En somme, il s'agirait ni plus ni moins d'un remodelage complet de l'architecture de sécurité de la région.

Mais le 7 octobre a fait dérailler des discussions qui, semble-t-il, étaient déjà bien engagées. La campagne meurtrière menée par Israël à Gaza a contraint la diplomatie saoudienne à suspendre le processus. Contrairement aux Émiriens, qui se sont engagés sans regarder en arrière dans la normalisation, les dirigeants saoudiens doivent tenir compte de la sensibilité de leur propre population et du monde arabe dans son ensemble à la question palestinienne. C'est pourquoi la diplomatie saoudienne a rappelé à plusieurs reprises que la reconnaissance d'un chemin irréversible vers un État palestinien était la condition nécessaire de la normalisation : autant dire que nous en sommes désormais éloignés.

Que peut faire la France dans ce contexte particulièrement sombre ? Nos entretiens nous ont convaincues que la voix de notre pays était attendue et entendue. Sur la question de la nécessité d'un État palestinien, les positions françaises et saoudiennes convergent, tout comme elles s'accordent sur la nécessité de contenir l'influence négative de l'Iran, au Liban, en Irak et en Palestine notamment.

Nous proposons donc une initiative conjointe avec nos partenaires saoudiens - dans des formes qu'il appartiendra à nos diplomates de définir - pour réaffirmer la centralité, pour la résolution du conflit, de la reconnaissance d'un État palestinien. Elle nous semble possible et nécessaire à un moment où la diplomatie américaine, dont la voix est d'ordinaire prépondérante, est affaiblie par son échec à arrêter ou même ralentir le conflit, et par le contexte électoral aux États-Unis.

Nous ne nourrissons pas d'optimisme excessif sur ce que serait la réponse israélienne, le gouvernement Netanyahou se refusant à toute perspective d'un État palestinien. Toutefois, il nous semble qu'en faisant entendre sa voix, la France renouerait avec une capacité d'initiative qui a longtemps été la sienne dans cette région du monde ; quant à l'Arabie saoudite, elle réaffirmerait ainsi son rôle central dans le monde arabe et musulman. Les deux pays montreraient surtout leur volonté de jouer un rôle constructif dans le devenir du Moyen-Orient.

En ce qui me concerne, je suis confiante, car MBS est imprégné de la volonté de faire de l'Arabie saoudite un État central et pivot.

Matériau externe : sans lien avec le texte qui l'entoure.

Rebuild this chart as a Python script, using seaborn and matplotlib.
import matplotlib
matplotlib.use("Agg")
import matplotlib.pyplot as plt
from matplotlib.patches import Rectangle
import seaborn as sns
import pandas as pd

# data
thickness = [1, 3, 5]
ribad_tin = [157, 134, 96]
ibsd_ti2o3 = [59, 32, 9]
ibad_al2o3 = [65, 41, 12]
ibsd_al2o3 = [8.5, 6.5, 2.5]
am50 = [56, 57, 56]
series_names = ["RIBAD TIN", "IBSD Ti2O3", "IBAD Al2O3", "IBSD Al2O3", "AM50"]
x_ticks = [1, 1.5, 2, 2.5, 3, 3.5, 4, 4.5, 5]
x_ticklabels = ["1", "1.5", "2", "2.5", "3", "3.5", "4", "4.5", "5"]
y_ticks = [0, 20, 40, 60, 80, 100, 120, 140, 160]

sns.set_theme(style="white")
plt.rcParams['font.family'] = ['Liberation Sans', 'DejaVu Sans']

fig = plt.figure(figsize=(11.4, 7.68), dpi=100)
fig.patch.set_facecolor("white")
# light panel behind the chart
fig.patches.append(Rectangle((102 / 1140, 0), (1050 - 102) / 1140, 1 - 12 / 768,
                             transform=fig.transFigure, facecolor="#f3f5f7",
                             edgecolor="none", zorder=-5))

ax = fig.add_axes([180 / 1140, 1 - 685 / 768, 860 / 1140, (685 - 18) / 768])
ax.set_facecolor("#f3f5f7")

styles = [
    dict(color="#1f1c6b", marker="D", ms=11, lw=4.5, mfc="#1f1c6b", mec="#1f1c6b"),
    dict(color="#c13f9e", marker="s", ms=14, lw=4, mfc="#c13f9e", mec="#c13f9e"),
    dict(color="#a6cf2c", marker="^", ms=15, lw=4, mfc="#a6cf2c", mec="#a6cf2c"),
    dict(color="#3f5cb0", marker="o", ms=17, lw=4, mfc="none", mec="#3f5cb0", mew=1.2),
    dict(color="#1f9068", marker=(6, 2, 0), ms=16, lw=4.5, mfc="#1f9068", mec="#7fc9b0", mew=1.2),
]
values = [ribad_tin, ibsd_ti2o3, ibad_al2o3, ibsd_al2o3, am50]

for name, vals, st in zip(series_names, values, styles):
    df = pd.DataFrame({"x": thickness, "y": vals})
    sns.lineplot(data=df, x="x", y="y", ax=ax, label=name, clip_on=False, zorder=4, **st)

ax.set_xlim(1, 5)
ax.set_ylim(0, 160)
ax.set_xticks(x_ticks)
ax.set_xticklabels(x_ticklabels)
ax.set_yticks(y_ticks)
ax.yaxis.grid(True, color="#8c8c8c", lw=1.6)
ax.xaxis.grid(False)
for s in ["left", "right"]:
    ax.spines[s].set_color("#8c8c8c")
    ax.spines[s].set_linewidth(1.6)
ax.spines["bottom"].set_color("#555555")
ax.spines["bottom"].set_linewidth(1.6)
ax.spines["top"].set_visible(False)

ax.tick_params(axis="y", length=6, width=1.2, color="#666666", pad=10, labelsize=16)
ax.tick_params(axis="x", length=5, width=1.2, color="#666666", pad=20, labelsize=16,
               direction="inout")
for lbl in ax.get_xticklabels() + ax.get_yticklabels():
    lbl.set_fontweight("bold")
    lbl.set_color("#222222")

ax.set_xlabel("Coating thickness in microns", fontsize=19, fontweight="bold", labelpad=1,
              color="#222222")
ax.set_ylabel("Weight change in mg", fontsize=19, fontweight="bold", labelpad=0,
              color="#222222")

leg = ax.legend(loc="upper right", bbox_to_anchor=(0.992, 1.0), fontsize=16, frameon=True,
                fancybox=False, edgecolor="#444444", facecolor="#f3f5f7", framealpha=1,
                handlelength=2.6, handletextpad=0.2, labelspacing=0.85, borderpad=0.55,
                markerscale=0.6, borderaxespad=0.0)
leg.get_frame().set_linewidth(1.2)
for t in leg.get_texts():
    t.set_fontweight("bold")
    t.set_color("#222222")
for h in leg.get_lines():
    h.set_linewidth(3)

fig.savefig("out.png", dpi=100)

Je rappelle que ce pays, tel que nous le connaissons aujourd'hui, est le fruit de la volonté de l'un de ses aïeux, qui, de 1903 à 1930, n'a eu de cesse de négocier pour que l'Arabie saoudite puisse exister. MBS souhaite désormais permettre au royaume d'acquérir une dimension culturelle en le reliant à son histoire et en s'éloignant de la vision purement religieuse dans laquelle était ancré son père. Cette volonté de rupture est aujourd'hui très prégnante. Néanmoins, ne nous y trompons pas : c'est une main de fer dans un gant de velours. Bien que nous observions de nombreux signes d'ouverture, il convient de garder à l'esprit la nature autocratique du régime.

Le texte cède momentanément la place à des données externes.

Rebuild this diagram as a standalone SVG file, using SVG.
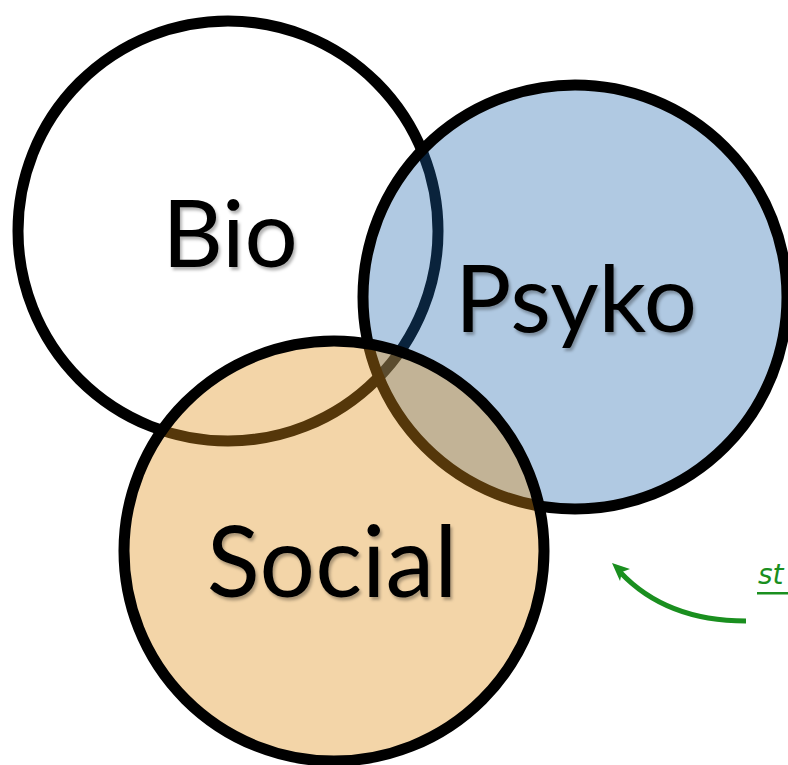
<svg xmlns="http://www.w3.org/2000/svg" width="788" height="765" viewBox="0 0 788 765">
<defs>
<style>
.c{stroke:#000;stroke-width:11}
.lbl{font-family:Lato,"Open Sans",sans-serif;fill:#000;text-anchor:middle;filter:url(#sh)}
.g{fill:#1a8f1f}
</style>
<filter id="sh" x="-10%" y="-10%" width="130%" height="130%">
<feDropShadow dx="2" dy="3" stdDeviation="1.5" flood-color="#000" flood-opacity="0.3"/>
</filter>
</defs>
<rect width="788" height="765" fill="#fff"/>
<g id="bio">
<circle class="c" cx="228" cy="231" r="210" fill="#fff"/>
</g>
<g id="psyko">
<circle class="c" cx="575" cy="297" r="212" fill="#1d64ab" fill-opacity="0.35"/>
</g>
<g id="social">
<circle class="c" cx="334" cy="551" r="210" fill="#e0911a" fill-opacity="0.38"/>
</g>
<g id="labels">
<text class="lbl" x="230" y="267" font-size="94">Bio</text>
<text class="lbl" x="576" y="332" font-size="94">Psyko</text>
<text class="lbl" x="332" y="597" font-size="98">Social</text>
</g>
<g id="connectors">
<path d="M746,621 Q666,621 620,572" fill="none" stroke="#1a8f1f" stroke-width="5"/>
<path d="M612,563 L630,569 L622,572 L620,581 Z" class="g"/>
</g>
<g id="note">
<text x="758" y="584" font-family="'DejaVu Sans',sans-serif" font-style="italic" font-size="28" class="g">st</text>
<rect x="757" y="592" width="31" height="2.5" class="g"/>
</g>
</svg>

Enfin, il nous a paru essentiel de donner les moyens à notre diplomatie sur place d'exploiter nos convergences avec le partenaire saoudien. Des besoins réels ont été identifiés pour répondre à l'expansion de nos partenariats avec l'Arabie saoudite. De plus, l'ambassade héberge également les agents de notre poste au Yémen, délocalisé à Riyad depuis 2015 en raison de la guerre. Cette cohabitation, si elle a facilité certaines synergies, induit une réduction de l'espace disponible, en contradiction avec l'évolution des activités. Il faut donc trouver une solution immobilière pérenne pour notre ambassade au Yémen, ainsi que pour la résidence de l'ambassadrice. Nous avons des diplomates compétents et, pour une très grande partie d'entre eux, arabophones. Donnons-leur les moyens d'exploiter ces atouts.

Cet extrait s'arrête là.